Serving as an apropos introduction to the bigger picture topic of Black contributions to the art community that all the films of the evening explored, Black Art, Black Artists is a deliberate, and conservatively paced film that showcases shots of paintings and sculptures in a museum setting, all created by Black artists.  The pieces shown are in high art forms, including oil painting, sculpture, and wood carving.  Panning the camera over several paintings side by side, and then moving it around a sculpture of a child’s face up close from several different angles gives the viewer an approximate experience of walking through a museum his or herself.  The voices in the audio track serve as commentary for the art being shown.  Historically, the predominantly white art appreciation communities have overlooked the contributions of Black artists.  The film calls out that Black art is only now beginning to define itself via its own unique aesthetics.  Defining what makes art Black is something that is still developing.  The struggle to define aesthetic in the art forms depicted closely mimics the larger aesthetic struggles that all of the member filmmakers of the L.A. Rebellion movement dealt with in their own art.  Black Art, Black Artists along with the other films screened Sunday evening serve as a postmodern commentary about the nature of the L.A. Rebellion itself.

—Jeff McCluskey


Early Concerns of the L.A. Rebellion in Elyseo Taylor’s Black Art, Black Artists

Elyseo Taylor’s film Black Art, Black Artists (1971) offered a window into some of the influences behind the L.A. Rebellion movement. Taylor had an enormous impact on the movement as the founder of the Media Urban Crisis Committee (MUCC), which developed into the Ethno-communications program, and as the only Black faculty member at the UCLA film school in the early years. He was instrumental in recruiting many minority filmmakers into the program, and his Third World cinema screenings of African and Cuban films were hugely influential on the movement.  Considering how so many of the L.A. Rebellion filmmakers list Taylor among the central figures of the movement, it was fascinating to see the messages he tried to convey through his own film work.

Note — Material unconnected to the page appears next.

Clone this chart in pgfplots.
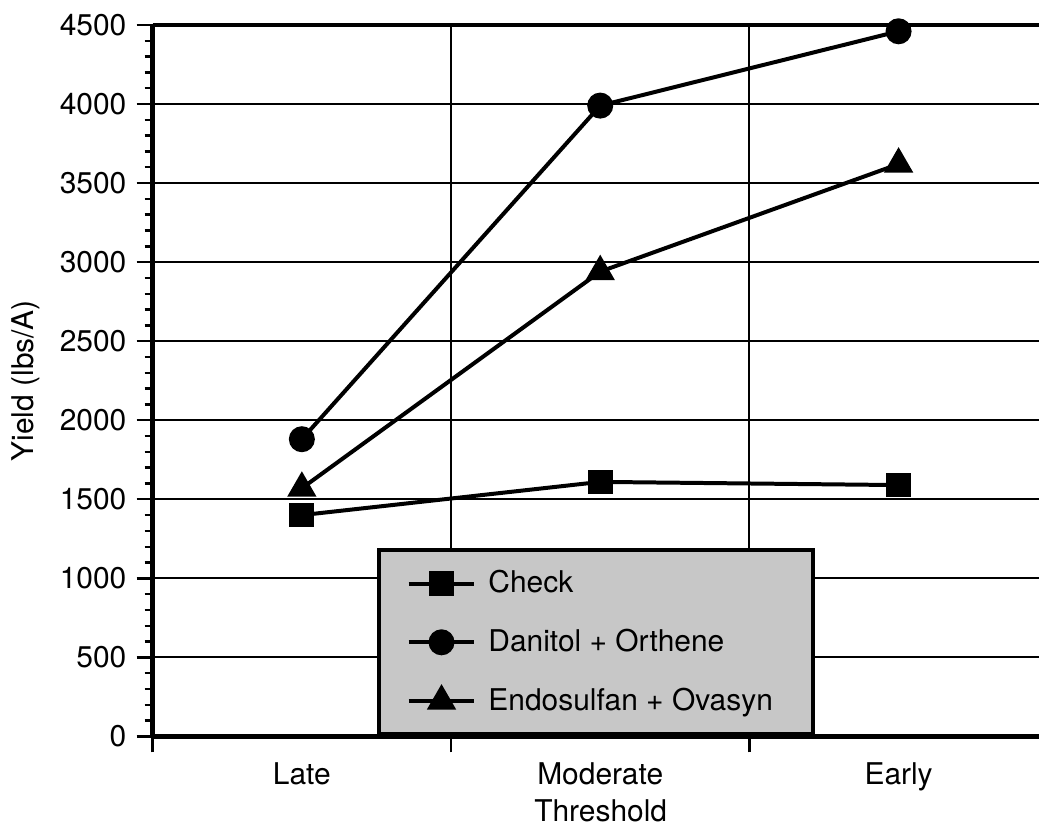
\documentclass[border=0pt]{standalone}
\usepackage{pgfplots}
\pgfplotsset{compat=1.18}
\usepackage{fontspec}
\setmainfont{TeX Gyre Heros}
\begin{document}
\fontsize{15pt}{18pt}\selectfont
\begin{tikzpicture}
\begin{axis}[
  scale only axis,
  width=444pt, height=356.5pt,
  xmin=0, xmax=2.97,
  ymin=0, ymax=4500,
  clip=false,
  axis x line*=bottom,
  axis y line*=left,
  axis line style={line width=2.2pt},
  xtick={0,1,2},
  xticklabels={},
  extra x ticks={0.5,1.5,2.5},
  extra x tick labels={Late,Moderate,Early},
  extra x tick style={major tick length=0pt, xmajorgrids=false, xticklabel style={yshift=-8pt}},
  ytick={0,500,...,4500},
  minor y tick num=4,
  tick align=outside,
  major tick length=8pt,
  minor tick length=4pt,
  tick style={line width=1.2pt, black},
  xmajorgrids, ymajorgrids,
  grid style={line width=1pt, black},
  /pgf/number format/assume math mode=true,
  /pgf/number format/1000 sep={},
  ticklabel style={font=\fontsize{15pt}{18pt}\selectfont},
  label style={font=\fontsize{15pt}{18pt}\selectfont},
  xlabel={Threshold},
  ylabel={Yield (lbs/A)},
  xlabel style={at={(0.5056,-0.1038)}, anchor=center},
  ylabel style={at={(-0.1430,0.5)}, anchor=center},
  legend image code/.code={\draw[mark repeat=2,mark phase=2,#1] plot coordinates {(0pt,0pt) (16.5pt,0pt) (33pt,0pt)};},
  legend style={at={(0.5,0)}, anchor=south, fill=black!22, draw=black, line width=2pt,
    font=\fontsize{15pt}{18pt}\selectfont, inner xsep=14pt, inner ysep=8pt, row sep=12pt,
    nodes={inner xsep=6pt}},
  legend cell align=left,
  every axis plot/.append style={line width=2pt, black},
]
\addplot[mark=square*, mark size=5.2pt, mark options={solid}] coordinates {(0.5,1400) (1.5,1610) (2.5,1590)};
\addlegendentry{Check}
\addplot[mark=*, mark size=5.5pt] coordinates {(0.5,1880) (1.5,3990) (2.5,4460)};
\addlegendentry{Danitol + Orthene}
\addplot[mark=triangle*, mark size=6.5pt] coordinates {(0.5,1570) (1.5,2940) (2.5,3620)};
\addlegendentry{Endosulfan + Ovasyn}
\draw[line width=2.2pt] (rel axis cs:0,1) -- (rel axis cs:1,1);
\path (rel axis cs:-0.1723,-0.1318) rectangle (rel axis cs:1,1.0351);
\end{axis}
\end{tikzpicture}
\end{document}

Taylor’s documentary film is a critical examination of Black art and artists, and in many ways the artistic issues he brings up parallel those that the L.A. Rebellion filmmakers had to grapple with in later years. He begins by critiquing the white-dominated artistic community, which historically has ignored Black artists whose skill was comparable to popular white artists of the same time period.  His criticism then extends to African Americans, stating that their work has too often been an echo or imitation of classical or modern Western styles rather than an authentic expression of Blackness. In his interview with woodcut printer Van Slater, Taylor seems to call for art that is unique to Black people and speaks to African rather than Western sensibilities, which many of the LA Rebellion films sought to do.

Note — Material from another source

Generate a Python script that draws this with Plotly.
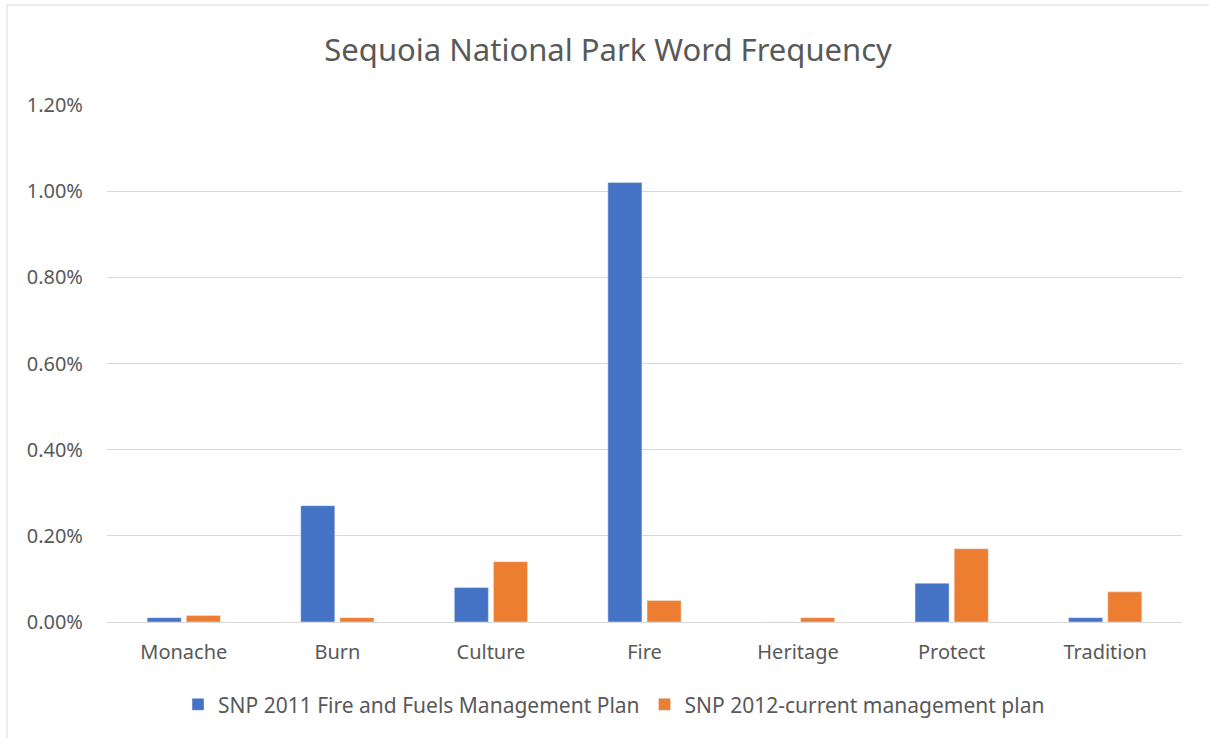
import plotly.graph_objects as go

categories = ["Monache", "Burn", "Culture", "Fire", "Heritage", "Protect", "Tradition"]
series_2011 = [0.0001, 0.0027, 0.0008, 0.0102, 0.0, 0.0009, 0.0001]
series_2012 = [0.00015, 0.0001, 0.0014, 0.0005, 0.0001, 0.0017, 0.0007]
name_2011 = "SNP 2011 Fire and Fuels Management Plan"
name_2012 = "SNP 2012-current management plan"
tick_vals = [0, 0.002, 0.004, 0.006, 0.008, 0.010, 0.012]
tick_text = ["0.00%", "0.20%", "0.40%", "0.60%", "0.80%", "1.00%", "1.20%"]

font_family = "Noto Sans, Open Sans, sans-serif"
grey = "#595959"

fig = go.Figure()
fig.add_trace(go.Bar(x=categories, y=series_2011, name=name_2011,
                     marker=dict(color="#4472C4")))
fig.add_trace(go.Bar(x=categories, y=series_2012, name=name_2012,
                     marker=dict(color="#ED7D31")))

L, R = 107, 27
PW = 1209 - L - R
fig.update_layout(
    width=1209, height=738,
    margin=dict(l=L, r=R, t=105, b=116, autoexpand=False),
    paper_bgcolor="white", plot_bgcolor="white",
    barmode="group", bargap=0.49, bargroupgap=0.13,
    title=dict(text="Sequoia National Park Word Frequency", x=0.503, xanchor="center",
               y=1 - 50 / 738, yanchor="middle",
               font=dict(family=font_family, size=31, color=grey)),
    font=dict(family=font_family, size=20, color=grey),
    showlegend=True,
    legend=dict(orientation="h", x=(614 - L) / PW, xanchor="center",
                y=-0.16, yanchor="middle",
                font=dict(family=font_family, size=21, color=grey),
                itemwidth=30, traceorder="normal"),
    xaxis=dict(showgrid=False, showline=True, linecolor="#D9D9D9", linewidth=1,
               ticks="", ticklabelstandoff=12, tickfont=dict(size=20, color=grey)),
    yaxis=dict(range=[0, 0.012], tickvals=tick_vals, ticktext=tick_text,
               showgrid=True, gridcolor="#D9D9D9", gridwidth=1,
               zeroline=True, zerolinecolor="#D9D9D9", zerolinewidth=1,
               showline=False, ticks="", ticklabelstandoff=23,
               tickfont=dict(size=20, color=grey)),
    shapes=[dict(type="rect", xref="paper", yref="paper",
                 x0=(7 - L) / PW, x1=(1230 - L) / PW,
                 y0=(622 - 760) / 517, y1=(622 - 5) / 517,
                 line=dict(color="#D9D9D9", width=1), layer="below")],
)

fig.write_html("out.html")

Finally, Taylor describes two conflicting impulses among Black artists; do they show beautiful imagery amongst the poverty of urban life, or do they use their art to convey a social message that openly condemns these conditions? This same contrast in ideology can be seen in the differing styles of L.A. Rebellion filmmakers. Charles Burnett’s Killer of Sheep is shot poetically, conveying a surreal beauty in the neighborhood’s impoverished conditions. Haile Gerima’s Bush Mama, by contrast, conveys a darker and more claustrophobic environment in which systemic oppression has trapped its inhabitants in a vicious cycle of poverty. Burnett shows beauty in the decay, while Gerima conveys a social message condemning the poverty. Based on the opinions expressed in his film, Taylor would seem to have sided with the point of view that the Black artists have a responsibility to make a social commentary with their work, rather than focus on pure aesthetics.